Ça m’a aussi changé en tant qu’homme, quand je suis arrivé sur place, j’étais quelqu’un de très nerveux et impulsif, mais j’ai appris que je n’étais pas en contrôle de tout et qu’il fallait que je relativise et que j’apprenne à prendre du recul. Ça a été long et difficile, mais j’en suis sorti grandi, de cette expérience. Ce n’est pas pour rien que l’on dit que le football, c’est l’école de la vie, car on en apprend tous les jours sur nous-même et sur le monde qui nous entoure. »
« Quel est ton premier souvenir de la NFL ? »

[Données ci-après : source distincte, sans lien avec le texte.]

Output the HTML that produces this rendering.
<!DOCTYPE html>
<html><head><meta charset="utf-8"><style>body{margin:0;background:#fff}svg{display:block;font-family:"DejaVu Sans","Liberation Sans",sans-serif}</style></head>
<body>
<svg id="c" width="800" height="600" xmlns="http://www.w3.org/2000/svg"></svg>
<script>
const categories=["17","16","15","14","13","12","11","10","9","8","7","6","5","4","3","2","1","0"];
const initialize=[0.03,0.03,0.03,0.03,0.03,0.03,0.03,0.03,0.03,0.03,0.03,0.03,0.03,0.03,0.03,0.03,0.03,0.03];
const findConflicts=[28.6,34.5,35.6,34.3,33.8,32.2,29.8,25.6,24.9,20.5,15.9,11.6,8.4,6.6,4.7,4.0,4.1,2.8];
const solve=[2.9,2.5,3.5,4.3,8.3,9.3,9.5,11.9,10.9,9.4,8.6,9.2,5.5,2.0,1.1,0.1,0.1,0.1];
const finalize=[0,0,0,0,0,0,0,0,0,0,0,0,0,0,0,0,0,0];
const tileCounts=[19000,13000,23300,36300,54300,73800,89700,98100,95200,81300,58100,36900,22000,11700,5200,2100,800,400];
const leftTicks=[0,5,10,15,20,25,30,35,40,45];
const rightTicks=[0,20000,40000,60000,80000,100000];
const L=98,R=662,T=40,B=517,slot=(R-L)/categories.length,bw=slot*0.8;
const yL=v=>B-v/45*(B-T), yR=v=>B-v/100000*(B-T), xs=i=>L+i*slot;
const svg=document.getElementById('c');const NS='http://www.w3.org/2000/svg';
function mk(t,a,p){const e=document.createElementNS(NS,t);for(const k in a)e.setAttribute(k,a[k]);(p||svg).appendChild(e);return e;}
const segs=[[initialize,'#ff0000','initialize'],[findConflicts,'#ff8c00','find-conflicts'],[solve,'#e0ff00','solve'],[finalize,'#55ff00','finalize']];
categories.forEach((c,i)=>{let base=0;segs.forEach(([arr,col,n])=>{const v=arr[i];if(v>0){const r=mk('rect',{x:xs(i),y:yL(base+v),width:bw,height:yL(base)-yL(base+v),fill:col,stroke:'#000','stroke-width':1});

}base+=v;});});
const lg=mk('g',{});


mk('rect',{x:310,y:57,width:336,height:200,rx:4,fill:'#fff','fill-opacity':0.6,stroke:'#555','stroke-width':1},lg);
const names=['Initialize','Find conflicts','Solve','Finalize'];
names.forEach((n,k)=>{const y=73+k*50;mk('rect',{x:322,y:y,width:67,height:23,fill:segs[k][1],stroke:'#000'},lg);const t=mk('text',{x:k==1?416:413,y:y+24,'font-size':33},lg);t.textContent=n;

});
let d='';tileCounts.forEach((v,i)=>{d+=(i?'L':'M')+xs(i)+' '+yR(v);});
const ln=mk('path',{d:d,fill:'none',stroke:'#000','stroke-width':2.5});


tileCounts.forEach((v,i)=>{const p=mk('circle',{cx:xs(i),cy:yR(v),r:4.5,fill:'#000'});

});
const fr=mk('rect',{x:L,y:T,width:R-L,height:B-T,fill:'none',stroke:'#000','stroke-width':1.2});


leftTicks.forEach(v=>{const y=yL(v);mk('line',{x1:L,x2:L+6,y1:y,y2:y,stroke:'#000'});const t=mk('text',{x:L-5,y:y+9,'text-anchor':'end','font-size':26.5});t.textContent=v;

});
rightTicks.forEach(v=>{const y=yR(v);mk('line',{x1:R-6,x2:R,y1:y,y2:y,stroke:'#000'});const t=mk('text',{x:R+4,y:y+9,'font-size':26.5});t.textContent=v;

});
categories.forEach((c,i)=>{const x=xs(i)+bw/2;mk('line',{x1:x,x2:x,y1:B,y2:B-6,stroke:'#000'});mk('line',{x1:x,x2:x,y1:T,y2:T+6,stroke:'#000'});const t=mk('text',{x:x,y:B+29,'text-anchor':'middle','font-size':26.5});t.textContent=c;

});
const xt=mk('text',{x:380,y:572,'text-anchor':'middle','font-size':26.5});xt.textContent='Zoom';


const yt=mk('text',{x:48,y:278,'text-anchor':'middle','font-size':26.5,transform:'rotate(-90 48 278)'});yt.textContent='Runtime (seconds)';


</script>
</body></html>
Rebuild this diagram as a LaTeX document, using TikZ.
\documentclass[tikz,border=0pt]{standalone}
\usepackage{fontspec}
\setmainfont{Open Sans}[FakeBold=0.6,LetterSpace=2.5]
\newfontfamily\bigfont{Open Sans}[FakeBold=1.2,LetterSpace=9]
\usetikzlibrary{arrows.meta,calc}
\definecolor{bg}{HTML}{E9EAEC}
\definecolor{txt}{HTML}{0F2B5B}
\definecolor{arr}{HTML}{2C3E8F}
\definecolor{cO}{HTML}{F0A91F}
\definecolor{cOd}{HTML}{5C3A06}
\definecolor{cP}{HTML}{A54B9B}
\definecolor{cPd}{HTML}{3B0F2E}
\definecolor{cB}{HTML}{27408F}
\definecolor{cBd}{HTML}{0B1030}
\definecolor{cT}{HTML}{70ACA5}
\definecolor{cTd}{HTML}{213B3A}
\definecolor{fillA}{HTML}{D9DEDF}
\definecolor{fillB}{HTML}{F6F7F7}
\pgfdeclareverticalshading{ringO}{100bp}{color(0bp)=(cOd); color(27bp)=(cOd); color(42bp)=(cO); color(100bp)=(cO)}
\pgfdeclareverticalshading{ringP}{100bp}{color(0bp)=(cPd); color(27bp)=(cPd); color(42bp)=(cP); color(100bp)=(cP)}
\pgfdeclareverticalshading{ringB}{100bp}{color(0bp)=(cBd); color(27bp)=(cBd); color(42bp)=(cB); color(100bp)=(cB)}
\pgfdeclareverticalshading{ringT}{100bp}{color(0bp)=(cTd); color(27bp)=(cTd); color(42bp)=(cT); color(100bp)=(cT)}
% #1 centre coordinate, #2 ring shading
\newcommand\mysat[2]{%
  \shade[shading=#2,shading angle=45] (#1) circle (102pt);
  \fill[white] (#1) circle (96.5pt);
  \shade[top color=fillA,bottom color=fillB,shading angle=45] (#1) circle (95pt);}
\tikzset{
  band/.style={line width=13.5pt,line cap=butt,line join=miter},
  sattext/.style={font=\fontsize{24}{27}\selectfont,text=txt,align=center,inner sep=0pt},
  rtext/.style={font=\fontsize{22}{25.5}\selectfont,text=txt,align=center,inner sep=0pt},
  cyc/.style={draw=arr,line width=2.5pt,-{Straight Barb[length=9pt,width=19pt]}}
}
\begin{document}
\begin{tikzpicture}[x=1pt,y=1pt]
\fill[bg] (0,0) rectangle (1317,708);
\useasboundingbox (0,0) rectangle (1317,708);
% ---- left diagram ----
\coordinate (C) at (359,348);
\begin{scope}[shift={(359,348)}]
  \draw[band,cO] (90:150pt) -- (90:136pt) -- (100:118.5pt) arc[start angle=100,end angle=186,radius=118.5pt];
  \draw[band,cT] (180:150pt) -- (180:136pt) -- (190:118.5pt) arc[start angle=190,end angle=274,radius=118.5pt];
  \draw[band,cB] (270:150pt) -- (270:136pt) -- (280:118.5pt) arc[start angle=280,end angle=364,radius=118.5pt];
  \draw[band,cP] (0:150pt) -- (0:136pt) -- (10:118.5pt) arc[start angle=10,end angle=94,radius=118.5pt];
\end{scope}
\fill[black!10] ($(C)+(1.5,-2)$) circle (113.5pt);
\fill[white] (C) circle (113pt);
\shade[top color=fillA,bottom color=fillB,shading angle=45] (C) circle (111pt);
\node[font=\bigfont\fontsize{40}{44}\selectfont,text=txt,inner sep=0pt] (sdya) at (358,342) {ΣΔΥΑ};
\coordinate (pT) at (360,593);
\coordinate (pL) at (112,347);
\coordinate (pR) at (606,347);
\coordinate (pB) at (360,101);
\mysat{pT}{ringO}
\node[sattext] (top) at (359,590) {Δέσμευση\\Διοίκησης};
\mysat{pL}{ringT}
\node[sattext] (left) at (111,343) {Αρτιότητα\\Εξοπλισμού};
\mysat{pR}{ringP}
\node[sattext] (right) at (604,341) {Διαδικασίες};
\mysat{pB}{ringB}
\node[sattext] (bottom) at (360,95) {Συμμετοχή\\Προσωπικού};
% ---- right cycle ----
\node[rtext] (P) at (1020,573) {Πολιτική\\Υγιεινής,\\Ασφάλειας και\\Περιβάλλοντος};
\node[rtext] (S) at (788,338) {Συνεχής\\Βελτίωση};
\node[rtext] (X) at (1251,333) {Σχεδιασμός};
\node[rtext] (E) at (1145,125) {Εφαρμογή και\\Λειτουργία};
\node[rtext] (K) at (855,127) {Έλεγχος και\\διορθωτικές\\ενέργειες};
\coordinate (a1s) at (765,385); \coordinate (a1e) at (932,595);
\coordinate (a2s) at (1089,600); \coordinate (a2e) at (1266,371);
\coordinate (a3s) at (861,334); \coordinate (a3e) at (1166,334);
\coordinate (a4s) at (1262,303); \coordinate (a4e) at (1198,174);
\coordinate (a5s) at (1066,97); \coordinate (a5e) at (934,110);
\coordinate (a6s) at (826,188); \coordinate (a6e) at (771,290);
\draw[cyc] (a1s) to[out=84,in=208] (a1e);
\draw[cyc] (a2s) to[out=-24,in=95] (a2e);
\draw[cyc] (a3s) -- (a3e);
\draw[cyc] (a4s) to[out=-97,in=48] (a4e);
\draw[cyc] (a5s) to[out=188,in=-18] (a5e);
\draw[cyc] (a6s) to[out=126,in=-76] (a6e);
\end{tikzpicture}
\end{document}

« Mon premier souvenir de la NFL, c’est le Super Bowl XL entre les Steelers et les Seahawks. J’ai encore en tête ce trick play que les Steelers font, où Randel El, le receveur, lance un touchdown pour Hines Ward. C’est une reverse-pass, donc Ben Roethlisberger fait la remise au running back, qui lui, la met à Randel El qui va lancer un touchdown pour Hines Ward. Quand j’ai vu cette action j’étais comme un dingue et je me suis dit que ce sport était vraiment trop bien ! »
« Et ton meilleur souvenir, si tu en as un en tête ? »
« Alors je te dirais la victoire des Ravens face aux 49ers lors du Super Bowl XLVII, le fameux « Black-out game ». C’est surtout parce que je suis un grand fan des Ravens et du safety Ed Reed. Mais il n’avait jamais gagné de Super Bowl, et je voulais absolument qu’il soit champion avant la fin de sa carrière, et donc quand il a gagné, j’étais comme un gamin, j’étais aux anges ! »
« Si demain, tu étais Free Agent sur le marché international, quelle serait ta signature de rêve ? »
« Hmm… C’est une bonne question. J’hésite entre trois équipes, et je dirais soit les Seahawks, soit à Green Bay ou soit à Kansas City. Simplement pour Russel Wilson, Aaron Rodgers et Patrick Mahomes. Quand je vois ces trois joueurs sur le terrain, ça a l’air trop facile… La manière dont ils distribuent le ballon, comment les balles arrivent sur les receveurs, c’est tellement parfait. En tant que receveur, jouer avec des joueurs comme cela, c’est comme jouer aux jeux vidéo, en fait ! Si tu es ouvert, tu auras le ballon, la balle arrivera dans tous les cas. En plus de cela elle arrivera parfaitement, tu n’as pas besoin de t’inquiéter. »
« Je vais te laisser passer un petit message, sur le sujet que tu veux, à toi de jouer ! »
« Tout d’abord, je voulais te remercier pour l’interview, c’est super gentil. Et puis de toutes façons, je n’ai pas grand chose à dire, donc je vais passer quelques petites dédicaces, à mes coéquipiers des Blacks Panthers, des Cougars, dédicace à ma copine et à tous les gens que je connais, voilà je n’ai pas d’inspiration, pas de message particulier. En tout cas, merci pour l’invitation ! ».